### [Aim]
Reproduce all the material exactly, minus any pictures it holds.

┌─ Collected material

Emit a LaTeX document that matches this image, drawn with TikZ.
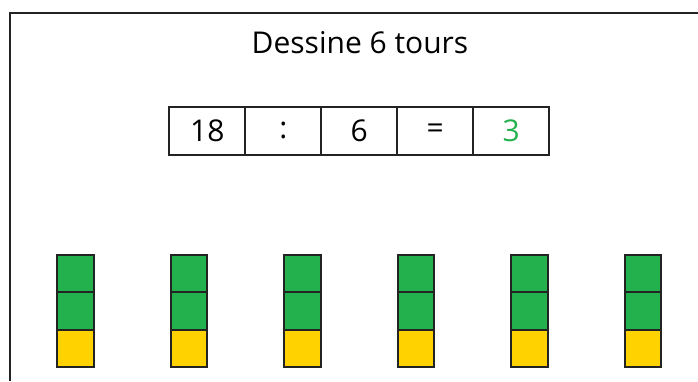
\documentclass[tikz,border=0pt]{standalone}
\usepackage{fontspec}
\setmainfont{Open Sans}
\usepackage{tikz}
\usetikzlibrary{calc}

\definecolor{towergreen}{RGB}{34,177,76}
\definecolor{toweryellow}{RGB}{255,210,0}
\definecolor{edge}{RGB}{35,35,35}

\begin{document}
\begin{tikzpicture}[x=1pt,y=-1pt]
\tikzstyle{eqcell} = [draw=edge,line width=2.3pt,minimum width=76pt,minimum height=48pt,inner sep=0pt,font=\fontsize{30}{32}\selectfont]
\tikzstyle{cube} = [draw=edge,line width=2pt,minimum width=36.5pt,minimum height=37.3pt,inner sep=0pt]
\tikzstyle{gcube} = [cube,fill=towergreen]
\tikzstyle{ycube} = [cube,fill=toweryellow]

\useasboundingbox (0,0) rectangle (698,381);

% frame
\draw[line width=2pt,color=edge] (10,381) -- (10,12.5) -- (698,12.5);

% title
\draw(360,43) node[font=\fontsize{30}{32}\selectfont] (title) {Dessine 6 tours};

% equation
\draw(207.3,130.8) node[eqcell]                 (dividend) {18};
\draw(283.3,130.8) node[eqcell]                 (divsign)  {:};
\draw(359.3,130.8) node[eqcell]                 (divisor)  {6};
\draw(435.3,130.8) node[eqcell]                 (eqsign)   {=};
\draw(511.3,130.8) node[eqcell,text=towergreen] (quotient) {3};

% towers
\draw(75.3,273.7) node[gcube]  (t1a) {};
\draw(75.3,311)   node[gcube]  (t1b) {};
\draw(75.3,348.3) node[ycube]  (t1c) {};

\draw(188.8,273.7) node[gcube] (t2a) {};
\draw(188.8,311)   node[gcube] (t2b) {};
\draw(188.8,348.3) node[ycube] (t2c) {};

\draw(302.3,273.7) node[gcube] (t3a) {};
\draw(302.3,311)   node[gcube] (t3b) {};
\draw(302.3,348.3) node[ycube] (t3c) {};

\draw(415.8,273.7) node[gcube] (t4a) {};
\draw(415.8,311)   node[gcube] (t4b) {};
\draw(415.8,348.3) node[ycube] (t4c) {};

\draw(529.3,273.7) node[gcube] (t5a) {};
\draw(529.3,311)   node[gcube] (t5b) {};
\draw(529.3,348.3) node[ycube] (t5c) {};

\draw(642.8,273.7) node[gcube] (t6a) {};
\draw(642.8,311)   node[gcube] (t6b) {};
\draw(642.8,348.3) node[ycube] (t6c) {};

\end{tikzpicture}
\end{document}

└─

### [Full response]
Emit a LaTeX document that matches this image, drawn with TikZ.
\documentclass[tikz,border=0pt]{standalone}
\usepackage{fontspec}
\setmainfont{Open Sans}
\usepackage{tikz}
\usetikzlibrary{calc}

\definecolor{towergreen}{RGB}{34,177,76}
\definecolor{toweryellow}{RGB}{255,210,0}
\definecolor{edge}{RGB}{35,35,35}

\begin{document}
\begin{tikzpicture}[x=1pt,y=-1pt]
\tikzstyle{eqcell} = [draw=edge,line width=2.3pt,minimum width=76pt,minimum height=48pt,inner sep=0pt,font=\fontsize{30}{32}\selectfont]
\tikzstyle{cube} = [draw=edge,line width=2pt,minimum width=36.5pt,minimum height=37.3pt,inner sep=0pt]
\tikzstyle{gcube} = [cube,fill=towergreen]
\tikzstyle{ycube} = [cube,fill=toweryellow]

\useasboundingbox (0,0) rectangle (698,381);

% frame
\draw[line width=2pt,color=edge] (10,381) -- (10,12.5) -- (698,12.5);

% title
\draw(360,43) node[font=\fontsize{30}{32}\selectfont] (title) {Dessine 6 tours};

% equation
\draw(207.3,130.8) node[eqcell]                 (dividend) {18};
\draw(283.3,130.8) node[eqcell]                 (divsign)  {:};
\draw(359.3,130.8) node[eqcell]                 (divisor)  {6};
\draw(435.3,130.8) node[eqcell]                 (eqsign)   {=};
\draw(511.3,130.8) node[eqcell,text=towergreen] (quotient) {3};

% towers
\draw(75.3,273.7) node[gcube]  (t1a) {};
\draw(75.3,311)   node[gcube]  (t1b) {};
\draw(75.3,348.3) node[ycube]  (t1c) {};

\draw(188.8,273.7) node[gcube] (t2a) {};
\draw(188.8,311)   node[gcube] (t2b) {};
\draw(188.8,348.3) node[ycube] (t2c) {};

\draw(302.3,273.7) node[gcube] (t3a) {};
\draw(302.3,311)   node[gcube] (t3b) {};
\draw(302.3,348.3) node[ycube] (t3c) {};

\draw(415.8,273.7) node[gcube] (t4a) {};
\draw(415.8,311)   node[gcube] (t4b) {};
\draw(415.8,348.3) node[ycube] (t4c) {};

\draw(529.3,273.7) node[gcube] (t5a) {};
\draw(529.3,311)   node[gcube] (t5b) {};
\draw(529.3,348.3) node[ycube] (t5c) {};

\draw(642.8,273.7) node[gcube] (t6a) {};
\draw(642.8,311)   node[gcube] (t6b) {};
\draw(642.8,348.3) node[ycube] (t6c) {};

\end{tikzpicture}
\end{document}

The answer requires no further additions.